#### Stored data ####
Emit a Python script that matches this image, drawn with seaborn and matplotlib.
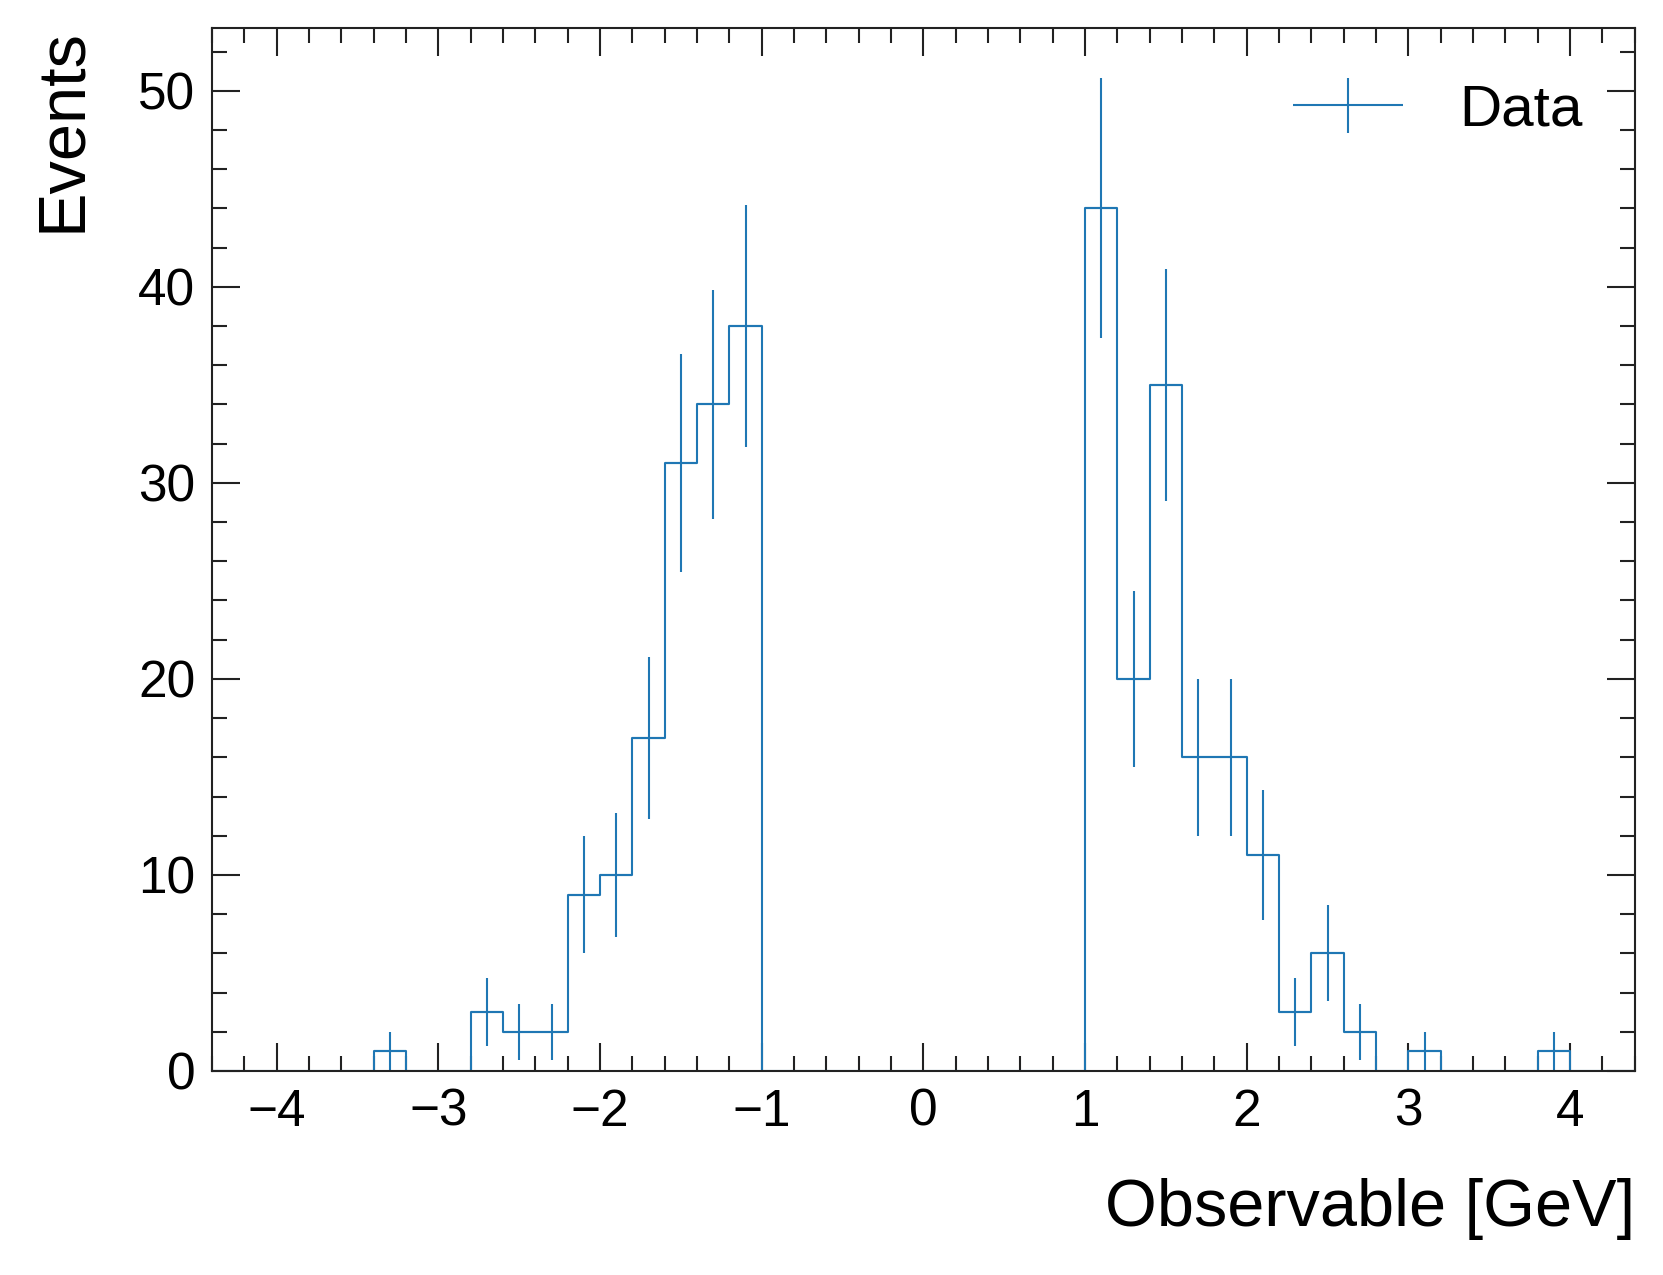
import numpy as np
import pandas as pd
import seaborn as sns
import matplotlib.pyplot as plt
from matplotlib.ticker import MultipleLocator
from matplotlib.legend_handler import HandlerErrorbar
from matplotlib.container import ErrorbarContainer

# bin edges (0.2 GeV bins) and counts
edges = [round(-4.4 + 0.2 * i, 2) for i in range(45)]
counts = [0, 0, 0, 0, 0, 1, 0, 0, 3, 2, 2, 9, 10, 17, 31, 34, 38,
          0, 0, 0, 0, 0, 0, 0, 0, 0, 0,
          44, 20, 35, 16, 16, 11, 3, 6, 2, 0, 1, 0, 0, 0, 1, 0, 0]

edges_a = np.array(edges)
centers = (edges_a[:-1] + edges_a[1:]) / 2
counts = np.array(counts, dtype=float)
errors = np.sqrt(counts)
df = pd.DataFrame({'x': centers, 'n': counts})

sns.set_style("ticks")
plt.rcParams['font.family'] = ['Liberation Sans', 'DejaVu Sans']
plt.rcParams['axes.linewidth'] = 1.5
plt.rcParams['axes.edgecolor'] = '#222222'
plt.rcParams['text.color'] = 'black'
plt.rcParams['axes.labelcolor'] = 'black'
plt.rcParams['xtick.labelcolor'] = 'black'
plt.rcParams['ytick.labelcolor'] = 'black'

color = '#1f77b4'

fig = plt.figure(figsize=(16.63, 12.75), dpi=100)
ax = fig.add_axes([0.1275, 0.16, 0.8555, 0.818])

sns.histplot(data=df, x='x', weights='n', bins=edges, element="step",
             fill=False, color=color, linewidth=1.5, ax=ax)

nz = counts > 0
ax.errorbar(centers[nz], counts[nz], yerr=errors[nz], xerr=0.1,
            fmt='none', ecolor=color, elinewidth=1.5, label='Data')

ax.set_xlim(-4.4, 4.4)
ax.set_ylim(0, 53.2)
ax.xaxis.set_major_locator(MultipleLocator(1))
ax.xaxis.set_minor_locator(MultipleLocator(0.2))
ax.yaxis.set_major_locator(MultipleLocator(10))
ax.yaxis.set_minor_locator(MultipleLocator(2))
ax.tick_params(which='both', direction='in', top=True, right=True,
               width=1.5, color='#222222')
ax.tick_params(which='major', length=20, labelsize=37, pad=12)
ax.tick_params(which='minor', length=11)

ax.set_xlabel('Observable [GeV]', fontsize=48, loc='right', labelpad=30)
ax.set_ylabel('Events', fontsize=48, loc='top', labelpad=32)

ax.legend(loc='upper right', frameon=False, fontsize=42,
          handlelength=2.0, handletextpad=0.9,
          bbox_to_anchor=(1.0, 0.997),
          handler_map={ErrorbarContainer: HandlerErrorbar(xerr_size=0.95, yerr_size=0.47)})

fig.savefig('out.png', dpi=100)
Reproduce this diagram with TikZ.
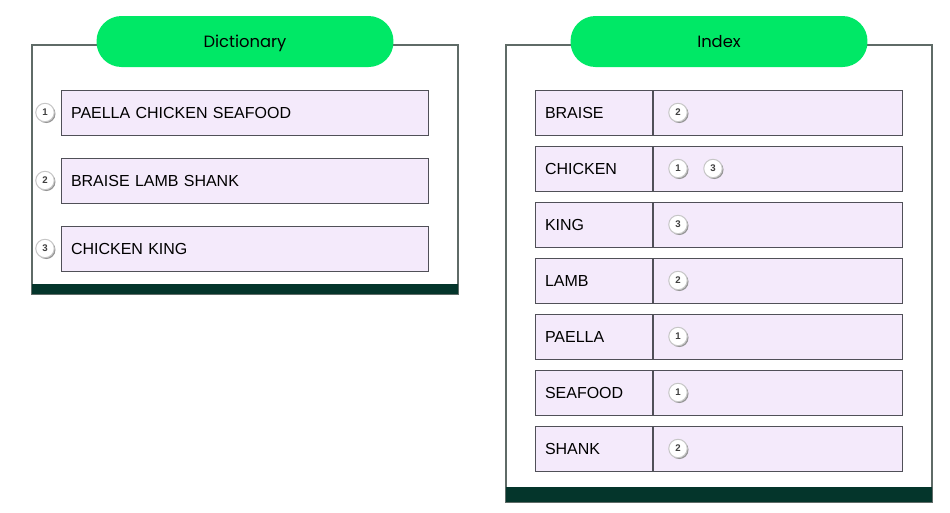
\documentclass[tikz,border=0pt]{standalone}
\usepackage{fontspec}
\setmainfont{Liberation Sans}
\newfontfamily\titlefont{Poppins}
\usetikzlibrary{shadows}

\definecolor{pillgreen}{HTML}{00E866}
\definecolor{bardark}{HTML}{04352B}
\definecolor{panelgray}{HTML}{5F6B67}
\definecolor{rowfill}{HTML}{F4EAFB}
\definecolor{rowline}{HTML}{505058}

\begin{document}
\begin{tikzpicture}[
            x = .02cm, y = -.02cm,
            every node/.style={text depth=0pt},
            panel/.style={draw=panelgray, line width = .03cm},
            bar/.style={fill=bardark},
            pill/.style={fill=pillgreen, rounded corners=.5cm, minimum width=5.94cm, minimum height=1.02cm, font=\titlefont\fontsize{9.3}{11}\selectfont},
            entry/.style={draw=rowline, fill=rowfill, line width = .02cm, minimum height=.9cm, text width=6.96cm, inner xsep=.2cm, align=left, font=\fontsize{9.1}{11}\selectfont},
            word/.style={entry, text width=1.96cm},
            refs/.style={draw=rowline, fill=rowfill, line width = .02cm, minimum height=.9cm, minimum width=5cm},
            num/.style={circle, draw=gray!45, fill=white, inner sep=0pt, minimum size=.37cm, line width = .02cm, text=black!75, font=\bfseries\fontsize{5.5}{5.5}\selectfont, drop shadow={shadow xshift=.025cm, shadow yshift=-.025cm, fill=gray!85, opacity=1}},
            ]
        \useasboundingbox (0, 0) rectangle (950, 512);

        % dictionary
        \draw[panel] (32, 45) rectangle (458, 294);
        \fill[bar] (32, 284) rectangle (458, 294);
        \node[pill] (dict) at (245, 41.5) {Dictionary};

        \node[entry] (d1) at (245, 112.5) {PAELLA CHICKEN SEAFOOD};
        \node[entry] (d2) at (245, 180.5) {BRAISE LAMB SHANK};
        \node[entry] (d3) at (245, 248.5) {CHICKEN KING};
        \node[num] (n1) at (45, 112.5) {1};
        \node[num] (n2) at (45, 180.5) {2};
        \node[num] (n3) at (45, 248.5) {3};

        % index
        \draw[panel] (506, 45) rectangle (932, 502);
        \fill[bar] (506, 487) rectangle (932, 502);
        \node[pill] (index) at (719, 41.5) {Index};

        \node[refs] (braise-refs) at (778, 112.5) {};
        \node[refs] (chicken-refs) at (778, 168.5) {};
        \node[refs] (king-refs) at (778, 224.5) {};
        \node[refs] (lamb-refs) at (778, 280.5) {};
        \node[refs] (paella-refs) at (778, 336.5) {};
        \node[refs] (seafood-refs) at (778, 392.5) {};
        \node[refs] (shank-refs) at (778, 448.5) {};

        \node[word] (braise) at (594, 112.5) {BRAISE};
        \node[word] (chicken) at (594, 168.5) {CHICKEN};
        \node[word] (king) at (594, 224.5) {KING};
        \node[word] (lamb) at (594, 280.5) {LAMB};
        \node[word] (paella) at (594, 336.5) {PAELLA};
        \node[word] (seafood) at (594, 392.5) {SEAFOOD};
        \node[word] (shank) at (594, 448.5) {SHANK};

        \node[num] (braise-2) at (678, 112.5) {2};
        \node[num] (chicken-1) at (678, 168.5) {1};
        \node[num] (chicken-3) at (713, 168.5) {3};
        \node[num] (king-3) at (678, 224.5) {3};
        \node[num] (lamb-2) at (678, 280.5) {2};
        \node[num] (paella-1) at (678, 336.5) {1};
        \node[num] (seafood-1) at (678, 392.5) {1};
        \node[num] (shank-2) at (678, 448.5) {2};
    \end{tikzpicture}
\end{document}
####
> [Goal]:
Retype all of the entries exactly as written, leaving out any images.

> [Output for this task]:
Emit a Python script that matches this image, drawn with seaborn and matplotlib.
import numpy as np
import pandas as pd
import seaborn as sns
import matplotlib.pyplot as plt
from matplotlib.ticker import MultipleLocator
from matplotlib.legend_handler import HandlerErrorbar
from matplotlib.container import ErrorbarContainer

# bin edges (0.2 GeV bins) and counts
edges = [round(-4.4 + 0.2 * i, 2) for i in range(45)]
counts = [0, 0, 0, 0, 0, 1, 0, 0, 3, 2, 2, 9, 10, 17, 31, 34, 38,
          0, 0, 0, 0, 0, 0, 0, 0, 0, 0,
          44, 20, 35, 16, 16, 11, 3, 6, 2, 0, 1, 0, 0, 0, 1, 0, 0]

edges_a = np.array(edges)
centers = (edges_a[:-1] + edges_a[1:]) / 2
counts = np.array(counts, dtype=float)
errors = np.sqrt(counts)
df = pd.DataFrame({'x': centers, 'n': counts})

sns.set_style("ticks")
plt.rcParams['font.family'] = ['Liberation Sans', 'DejaVu Sans']
plt.rcParams['axes.linewidth'] = 1.5
plt.rcParams['axes.edgecolor'] = '#222222'
plt.rcParams['text.color'] = 'black'
plt.rcParams['axes.labelcolor'] = 'black'
plt.rcParams['xtick.labelcolor'] = 'black'
plt.rcParams['ytick.labelcolor'] = 'black'

color = '#1f77b4'

fig = plt.figure(figsize=(16.63, 12.75), dpi=100)
ax = fig.add_axes([0.1275, 0.16, 0.8555, 0.818])

sns.histplot(data=df, x='x', weights='n', bins=edges, element="step",
             fill=False, color=color, linewidth=1.5, ax=ax)

nz = counts > 0
ax.errorbar(centers[nz], counts[nz], yerr=errors[nz], xerr=0.1,
            fmt='none', ecolor=color, elinewidth=1.5, label='Data')

ax.set_xlim(-4.4, 4.4)
ax.set_ylim(0, 53.2)
ax.xaxis.set_major_locator(MultipleLocator(1))
ax.xaxis.set_minor_locator(MultipleLocator(0.2))
ax.yaxis.set_major_locator(MultipleLocator(10))
ax.yaxis.set_minor_locator(MultipleLocator(2))
ax.tick_params(which='both', direction='in', top=True, right=True,
               width=1.5, color='#222222')
ax.tick_params(which='major', length=20, labelsize=37, pad=12)
ax.tick_params(which='minor', length=11)

ax.set_xlabel('Observable [GeV]', fontsize=48, loc='right', labelpad=30)
ax.set_ylabel('Events', fontsize=48, loc='top', labelpad=32)

ax.legend(loc='upper right', frameon=False, fontsize=42,
          handlelength=2.0, handletextpad=0.9,
          bbox_to_anchor=(1.0, 0.997),
          handler_map={ErrorbarContainer: HandlerErrorbar(xerr_size=0.95, yerr_size=0.47)})

fig.savefig('out.png', dpi=100)
Reproduce this diagram with TikZ.
\documentclass[tikz,border=0pt]{standalone}
\usepackage{fontspec}
\setmainfont{Liberation Sans}
\newfontfamily\titlefont{Poppins}
\usetikzlibrary{shadows}

\definecolor{pillgreen}{HTML}{00E866}
\definecolor{bardark}{HTML}{04352B}
\definecolor{panelgray}{HTML}{5F6B67}
\definecolor{rowfill}{HTML}{F4EAFB}
\definecolor{rowline}{HTML}{505058}

\begin{document}
\begin{tikzpicture}[
            x = .02cm, y = -.02cm,
            every node/.style={text depth=0pt},
            panel/.style={draw=panelgray, line width = .03cm},
            bar/.style={fill=bardark},
            pill/.style={fill=pillgreen, rounded corners=.5cm, minimum width=5.94cm, minimum height=1.02cm, font=\titlefont\fontsize{9.3}{11}\selectfont},
            entry/.style={draw=rowline, fill=rowfill, line width = .02cm, minimum height=.9cm, text width=6.96cm, inner xsep=.2cm, align=left, font=\fontsize{9.1}{11}\selectfont},
            word/.style={entry, text width=1.96cm},
            refs/.style={draw=rowline, fill=rowfill, line width = .02cm, minimum height=.9cm, minimum width=5cm},
            num/.style={circle, draw=gray!45, fill=white, inner sep=0pt, minimum size=.37cm, line width = .02cm, text=black!75, font=\bfseries\fontsize{5.5}{5.5}\selectfont, drop shadow={shadow xshift=.025cm, shadow yshift=-.025cm, fill=gray!85, opacity=1}},
            ]
        \useasboundingbox (0, 0) rectangle (950, 512);

        % dictionary
        \draw[panel] (32, 45) rectangle (458, 294);
        \fill[bar] (32, 284) rectangle (458, 294);
        \node[pill] (dict) at (245, 41.5) {Dictionary};

        \node[entry] (d1) at (245, 112.5) {PAELLA CHICKEN SEAFOOD};
        \node[entry] (d2) at (245, 180.5) {BRAISE LAMB SHANK};
        \node[entry] (d3) at (245, 248.5) {CHICKEN KING};
        \node[num] (n1) at (45, 112.5) {1};
        \node[num] (n2) at (45, 180.5) {2};
        \node[num] (n3) at (45, 248.5) {3};

        % index
        \draw[panel] (506, 45) rectangle (932, 502);
        \fill[bar] (506, 487) rectangle (932, 502);
        \node[pill] (index) at (719, 41.5) {Index};

        \node[refs] (braise-refs) at (778, 112.5) {};
        \node[refs] (chicken-refs) at (778, 168.5) {};
        \node[refs] (king-refs) at (778, 224.5) {};
        \node[refs] (lamb-refs) at (778, 280.5) {};
        \node[refs] (paella-refs) at (778, 336.5) {};
        \node[refs] (seafood-refs) at (778, 392.5) {};
        \node[refs] (shank-refs) at (778, 448.5) {};

        \node[word] (braise) at (594, 112.5) {BRAISE};
        \node[word] (chicken) at (594, 168.5) {CHICKEN};
        \node[word] (king) at (594, 224.5) {KING};
        \node[word] (lamb) at (594, 280.5) {LAMB};
        \node[word] (paella) at (594, 336.5) {PAELLA};
        \node[word] (seafood) at (594, 392.5) {SEAFOOD};
        \node[word] (shank) at (594, 448.5) {SHANK};

        \node[num] (braise-2) at (678, 112.5) {2};
        \node[num] (chicken-1) at (678, 168.5) {1};
        \node[num] (chicken-3) at (713, 168.5) {3};
        \node[num] (king-3) at (678, 224.5) {3};
        \node[num] (lamb-2) at (678, 280.5) {2};
        \node[num] (paella-1) at (678, 336.5) {1};
        \node[num] (seafood-1) at (678, 392.5) {1};
        \node[num] (shank-2) at (678, 448.5) {2};
    \end{tikzpicture}
\end{document}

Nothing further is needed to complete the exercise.